## START Recorded data

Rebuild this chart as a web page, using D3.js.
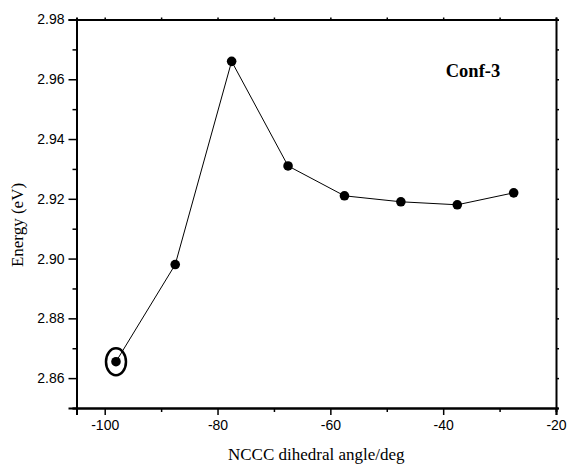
<!DOCTYPE html>
<html>
<head>
<meta charset="utf-8">
<script src="https://cdn.jsdelivr.net/npm/d3@7"></script>
<style>
  body { margin: 0; background: #fff; }
  svg { display: block; }
</style>
</head>
<body>
<div id="chart"></div>
<script>
// dihedral angle scan, Conf-3
const angles = [-98, -87.5, -77.5, -67.5, -57.5, -47.5, -37.5, -27.5];
const energies = [2.8655, 2.898, 2.966, 2.931, 2.921, 2.919, 2.918, 2.922];
const xTicks = [-100, -80, -60, -40, -20];
const yTicks = [2.86, 2.88, 2.90, 2.92, 2.94, 2.96, 2.98];
const xMinor = [-90, -70, -50, -30];
const yMinor = [2.85, 2.87, 2.89, 2.91, 2.93, 2.95, 2.97];

const width = 569;
const height = 466;
const margin = { top: 19.5, left: 76.5, bottom: 58, right: 13 };
const plotWidth = width - margin.left - margin.right;
const plotHeight = height - margin.top - margin.bottom;

const svg = d3.select("#chart")
  .append("svg")
  .attr("width", width)
  .attr("height", height);

const xScale = d3.scaleLinear().domain([-105, -20]).range([0, plotWidth]);
const yScale = d3.scaleLinear().domain([2.85, 2.98]).range([plotHeight, 0]);

const plotG = svg.append("g")
  .attr("transform", `translate(${margin.left},${margin.top})`);

// axes: labelled bottom/left, ticks only on top/right
const xAxis = d3.axisBottom(xScale).tickValues(xTicks).tickSize(7).tickPadding(5)
  .tickFormat(d => String(d));
const yAxis = d3.axisLeft(yScale).tickValues(yTicks).tickSize(8).tickPadding(4)
  .tickFormat(d => d.toFixed(2));

const xAxisG = plotG.append("g")
  .attr("transform", `translate(0,${plotHeight})`)
  .call(xAxis);
const yAxisG = plotG.append("g").call(yAxis);

plotG.append("g")
  .attr("transform", `translate(0,${plotHeight})`)
  .call(d3.axisBottom(xScale).tickValues(xMinor).tickSize(4).tickFormat(""));
plotG.append("g")
  .call(d3.axisLeft(yScale).tickValues(yMinor).tickSize(4).tickFormat(""));

plotG.append("g")
  .call(d3.axisTop(xScale).tickValues(xTicks.concat(xMinor)).tickSize(2).tickFormat(""));
plotG.append("g")
  .attr("transform", `translate(${plotWidth},0)`)
  .call(d3.axisRight(yScale).tickValues(yTicks.concat(yMinor)).tickSize(3).tickFormat(""));

plotG.selectAll(".domain")
  .attr("stroke", "#000")
  .attr("stroke-width", 2);
plotG.selectAll(".tick line")
  .attr("stroke", "#000")
  .attr("stroke-width", 1.5);
plotG.selectAll(".tick text")
  .attr("font-family", "'Liberation Sans', Arial, sans-serif")
  .attr("font-size", 14)
  .attr("fill", "#000");

// data line + markers
const line = d3.line()
  .x((d, i) => xScale(angles[i]))
  .y(d => yScale(d));

plotG.append("path")
  .datum(energies)
  .attr("d", line)
  .attr("fill", "none")
  .attr("stroke", "#000")
  .attr("stroke-width", 1);

plotG.selectAll("circle.pt")
  .data(energies)
  .enter()
  .append("circle")
  .attr("class", "pt")
  .attr("cx", (d, i) => xScale(angles[i]))
  .attr("cy", d => yScale(d))
  .attr("r", 4.8)
  .attr("fill", "#000");

// ring around the first point
plotG.append("ellipse")
  .attr("cx", xScale(angles[0]))
  .attr("cy", yScale(energies[0]))
  .attr("rx", 10)
  .attr("ry", 13.5)
  .attr("fill", "none")
  .attr("stroke", "#000")
  .attr("stroke-width", 2.5);

// labels
svg.append("text")
  .attr("x", margin.left + plotWidth / 2)
  .attr("y", 460)
  .attr("text-anchor", "middle")
  .attr("font-family", "'Liberation Serif', 'Times New Roman', serif")
  .attr("font-size", 17)
  .text("NCCC dihedral angle/deg");

svg.append("text")
  .attr("transform", "translate(23,225) rotate(-90)")
  .attr("text-anchor", "middle")
  .attr("font-family", "'Liberation Serif', 'Times New Roman', serif")
  .attr("font-size", 17)
  .text("Energy (eV)");

svg.append("text")
  .attr("x", 473)
  .attr("y", 77)
  .attr("text-anchor", "middle")
  .attr("font-family", "'Liberation Serif', 'Times New Roman', serif")
  .attr("font-weight", "bold")
  .attr("font-size", 18.5)
  .text("Conf-3");
</script>
</body>
</html>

## END Recorded data

**What is asked:** Filter out every line that lacks the word "chart", and copy the rest.

**Written response:**
Rebuild this chart as a web page, using D3.js.
<div id="chart"></div>
const svg = d3.select("#chart")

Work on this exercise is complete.